What is required. Retype the whole listing, please, keeping every line exact and dropping the pictures.

================

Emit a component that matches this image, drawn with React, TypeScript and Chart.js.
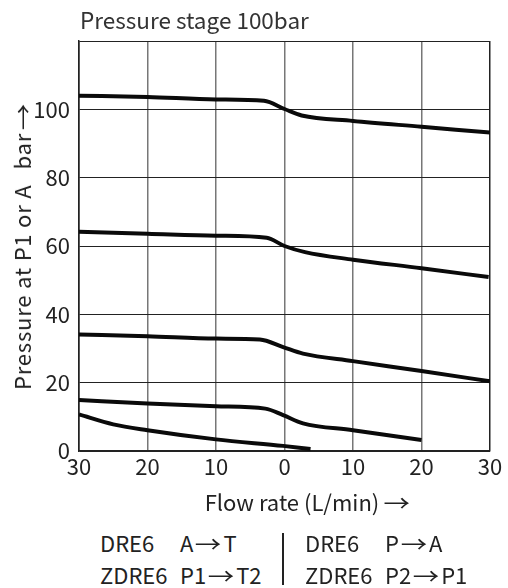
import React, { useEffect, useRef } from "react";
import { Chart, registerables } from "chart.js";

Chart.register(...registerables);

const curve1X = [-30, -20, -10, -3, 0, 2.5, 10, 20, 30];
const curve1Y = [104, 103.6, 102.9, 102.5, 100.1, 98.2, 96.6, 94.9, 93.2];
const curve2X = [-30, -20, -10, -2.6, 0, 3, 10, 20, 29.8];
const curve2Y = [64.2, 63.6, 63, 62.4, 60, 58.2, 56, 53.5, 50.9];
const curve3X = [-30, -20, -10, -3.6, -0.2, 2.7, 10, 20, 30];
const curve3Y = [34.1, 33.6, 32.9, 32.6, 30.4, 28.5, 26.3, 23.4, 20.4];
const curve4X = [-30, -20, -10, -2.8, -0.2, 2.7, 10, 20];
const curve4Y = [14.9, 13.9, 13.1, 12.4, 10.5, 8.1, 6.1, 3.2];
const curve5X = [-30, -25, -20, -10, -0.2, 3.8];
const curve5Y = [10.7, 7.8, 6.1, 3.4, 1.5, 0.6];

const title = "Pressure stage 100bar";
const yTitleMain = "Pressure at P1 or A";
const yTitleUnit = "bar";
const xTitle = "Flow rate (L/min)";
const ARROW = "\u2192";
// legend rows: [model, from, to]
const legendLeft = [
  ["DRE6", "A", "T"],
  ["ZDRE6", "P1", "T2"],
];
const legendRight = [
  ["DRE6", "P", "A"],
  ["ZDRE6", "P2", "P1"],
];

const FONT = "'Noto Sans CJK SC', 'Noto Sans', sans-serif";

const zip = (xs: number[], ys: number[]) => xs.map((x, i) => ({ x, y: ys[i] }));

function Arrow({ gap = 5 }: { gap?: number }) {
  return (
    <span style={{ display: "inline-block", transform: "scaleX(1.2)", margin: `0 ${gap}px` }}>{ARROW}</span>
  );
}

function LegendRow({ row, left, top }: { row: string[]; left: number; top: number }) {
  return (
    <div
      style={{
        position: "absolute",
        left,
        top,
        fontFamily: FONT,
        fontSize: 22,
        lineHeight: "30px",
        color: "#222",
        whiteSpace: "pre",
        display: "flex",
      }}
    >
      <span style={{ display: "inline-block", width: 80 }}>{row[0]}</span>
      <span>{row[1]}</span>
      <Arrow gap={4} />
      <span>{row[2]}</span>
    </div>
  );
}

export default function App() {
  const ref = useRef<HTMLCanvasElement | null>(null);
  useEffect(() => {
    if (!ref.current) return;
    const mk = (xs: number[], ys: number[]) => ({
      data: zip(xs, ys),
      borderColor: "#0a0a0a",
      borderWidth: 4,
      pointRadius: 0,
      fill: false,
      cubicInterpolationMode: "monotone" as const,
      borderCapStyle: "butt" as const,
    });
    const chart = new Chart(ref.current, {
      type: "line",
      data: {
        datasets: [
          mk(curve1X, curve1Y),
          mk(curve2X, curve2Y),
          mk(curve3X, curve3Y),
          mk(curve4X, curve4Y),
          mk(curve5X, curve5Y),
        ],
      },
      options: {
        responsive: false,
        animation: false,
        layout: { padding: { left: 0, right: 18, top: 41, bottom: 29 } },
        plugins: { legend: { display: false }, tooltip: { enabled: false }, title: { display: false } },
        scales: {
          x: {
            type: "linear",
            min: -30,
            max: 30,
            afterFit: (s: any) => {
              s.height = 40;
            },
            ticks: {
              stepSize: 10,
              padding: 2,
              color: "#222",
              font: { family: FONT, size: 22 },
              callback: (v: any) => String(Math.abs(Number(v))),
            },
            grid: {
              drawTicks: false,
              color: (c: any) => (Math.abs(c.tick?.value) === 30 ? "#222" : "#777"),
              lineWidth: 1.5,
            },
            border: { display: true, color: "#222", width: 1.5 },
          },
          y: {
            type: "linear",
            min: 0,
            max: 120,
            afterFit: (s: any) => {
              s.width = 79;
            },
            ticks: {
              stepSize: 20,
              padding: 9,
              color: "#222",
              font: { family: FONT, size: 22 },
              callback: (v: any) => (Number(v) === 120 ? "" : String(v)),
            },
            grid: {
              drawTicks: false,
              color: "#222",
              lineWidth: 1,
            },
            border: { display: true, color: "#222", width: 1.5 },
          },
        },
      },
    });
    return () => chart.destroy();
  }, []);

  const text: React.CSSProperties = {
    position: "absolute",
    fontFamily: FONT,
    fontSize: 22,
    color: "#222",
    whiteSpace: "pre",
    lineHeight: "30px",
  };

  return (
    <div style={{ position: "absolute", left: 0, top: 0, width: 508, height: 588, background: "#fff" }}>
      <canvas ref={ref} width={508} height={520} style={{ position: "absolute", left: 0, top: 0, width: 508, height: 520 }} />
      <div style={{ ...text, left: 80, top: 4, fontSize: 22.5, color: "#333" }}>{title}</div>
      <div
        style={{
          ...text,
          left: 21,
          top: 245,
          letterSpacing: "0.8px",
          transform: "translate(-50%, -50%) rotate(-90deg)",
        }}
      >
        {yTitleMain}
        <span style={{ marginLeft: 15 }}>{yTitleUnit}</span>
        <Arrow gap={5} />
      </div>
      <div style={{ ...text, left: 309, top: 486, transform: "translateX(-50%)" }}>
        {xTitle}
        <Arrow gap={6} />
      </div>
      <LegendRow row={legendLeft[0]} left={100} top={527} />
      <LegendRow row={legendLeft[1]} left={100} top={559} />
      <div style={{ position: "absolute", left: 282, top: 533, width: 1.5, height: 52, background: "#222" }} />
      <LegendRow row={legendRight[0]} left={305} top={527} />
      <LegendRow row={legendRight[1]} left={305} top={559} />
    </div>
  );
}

================

Response to the task.
Emit a component that matches this image, drawn with React, TypeScript and Chart.js.
import React, { useEffect, useRef } from "react";
import { Chart, registerables } from "chart.js";

Chart.register(...registerables);

const curve1X = [-30, -20, -10, -3, 0, 2.5, 10, 20, 30];
const curve1Y = [104, 103.6, 102.9, 102.5, 100.1, 98.2, 96.6, 94.9, 93.2];
const curve2X = [-30, -20, -10, -2.6, 0, 3, 10, 20, 29.8];
const curve2Y = [64.2, 63.6, 63, 62.4, 60, 58.2, 56, 53.5, 50.9];
const curve3X = [-30, -20, -10, -3.6, -0.2, 2.7, 10, 20, 30];
const curve3Y = [34.1, 33.6, 32.9, 32.6, 30.4, 28.5, 26.3, 23.4, 20.4];
const curve4X = [-30, -20, -10, -2.8, -0.2, 2.7, 10, 20];
const curve4Y = [14.9, 13.9, 13.1, 12.4, 10.5, 8.1, 6.1, 3.2];
const curve5X = [-30, -25, -20, -10, -0.2, 3.8];
const curve5Y = [10.7, 7.8, 6.1, 3.4, 1.5, 0.6];

const title = "Pressure stage 100bar";
const yTitleMain = "Pressure at P1 or A";
const yTitleUnit = "bar";
const xTitle = "Flow rate (L/min)";
const ARROW = "\u2192";
// legend rows: [model, from, to]
const legendLeft = [
  ["DRE6", "A", "T"],
  ["ZDRE6", "P1", "T2"],
];
const legendRight = [
  ["DRE6", "P", "A"],
  ["ZDRE6", "P2", "P1"],
];

const FONT = "'Noto Sans CJK SC', 'Noto Sans', sans-serif";

const zip = (xs: number[], ys: number[]) => xs.map((x, i) => ({ x, y: ys[i] }));

function Arrow({ gap = 5 }: { gap?: number }) {
  return (
    <span style={{ display: "inline-block", transform: "scaleX(1.2)", margin: `0 ${gap}px` }}>{ARROW}</span>
  );
}

function LegendRow({ row, left, top }: { row: string[]; left: number; top: number }) {
  return (
    <div
      style={{
        position: "absolute",
        left,
        top,
        fontFamily: FONT,
        fontSize: 22,
        lineHeight: "30px",
        color: "#222",
        whiteSpace: "pre",
        display: "flex",
      }}
    >
      <span style={{ display: "inline-block", width: 80 }}>{row[0]}</span>
      <span>{row[1]}</span>
      <Arrow gap={4} />
      <span>{row[2]}</span>
    </div>
  );
}

export default function App() {
  const ref = useRef<HTMLCanvasElement | null>(null);
  useEffect(() => {
    if (!ref.current) return;
    const mk = (xs: number[], ys: number[]) => ({
      data: zip(xs, ys),
      borderColor: "#0a0a0a",
      borderWidth: 4,
      pointRadius: 0,
      fill: false,
      cubicInterpolationMode: "monotone" as const,
      borderCapStyle: "butt" as const,
    });
    const chart = new Chart(ref.current, {
      type: "line",
      data: {
        datasets: [
          mk(curve1X, curve1Y),
          mk(curve2X, curve2Y),
          mk(curve3X, curve3Y),
          mk(curve4X, curve4Y),
          mk(curve5X, curve5Y),
        ],
      },
      options: {
        responsive: false,
        animation: false,
        layout: { padding: { left: 0, right: 18, top: 41, bottom: 29 } },
        plugins: { legend: { display: false }, tooltip: { enabled: false }, title: { display: false } },
        scales: {
          x: {
            type: "linear",
            min: -30,
            max: 30,
            afterFit: (s: any) => {
              s.height = 40;
            },
            ticks: {
              stepSize: 10,
              padding: 2,
              color: "#222",
              font: { family: FONT, size: 22 },
              callback: (v: any) => String(Math.abs(Number(v))),
            },
            grid: {
              drawTicks: false,
              color: (c: any) => (Math.abs(c.tick?.value) === 30 ? "#222" : "#777"),
              lineWidth: 1.5,
            },
            border: { display: true, color: "#222", width: 1.5 },
          },
          y: {
            type: "linear",
            min: 0,
            max: 120,
            afterFit: (s: any) => {
              s.width = 79;
            },
            ticks: {
              stepSize: 20,
              padding: 9,
              color: "#222",
              font: { family: FONT, size: 22 },
              callback: (v: any) => (Number(v) === 120 ? "" : String(v)),
            },
            grid: {
              drawTicks: false,
              color: "#222",
              lineWidth: 1,
            },
            border: { display: true, color: "#222", width: 1.5 },
          },
        },
      },
    });
    return () => chart.destroy();
  }, []);

  const text: React.CSSProperties = {
    position: "absolute",
    fontFamily: FONT,
    fontSize: 22,
    color: "#222",
    whiteSpace: "pre",
    lineHeight: "30px",
  };

  return (
    <div style={{ position: "absolute", left: 0, top: 0, width: 508, height: 588, background: "#fff" }}>
      <canvas ref={ref} width={508} height={520} style={{ position: "absolute", left: 0, top: 0, width: 508, height: 520 }} />
      <div style={{ ...text, left: 80, top: 4, fontSize: 22.5, color: "#333" }}>{title}</div>
      <div
        style={{
          ...text,
          left: 21,
          top: 245,
          letterSpacing: "0.8px",
          transform: "translate(-50%, -50%) rotate(-90deg)",
        }}
      >
        {yTitleMain}
        <span style={{ marginLeft: 15 }}>{yTitleUnit}</span>
        <Arrow gap={5} />
      </div>
      <div style={{ ...text, left: 309, top: 486, transform: "translateX(-50%)" }}>
        {xTitle}
        <Arrow gap={6} />
      </div>
      <LegendRow row={legendLeft[0]} left={100} top={527} />
      <LegendRow row={legendLeft[1]} left={100} top={559} />
      <div style={{ position: "absolute", left: 282, top: 533, width: 1.5, height: 52, background: "#222" }} />
      <LegendRow row={legendRight[0]} left={305} top={527} />
      <LegendRow row={legendRight[1]} left={305} top={559} />
    </div>
  );
}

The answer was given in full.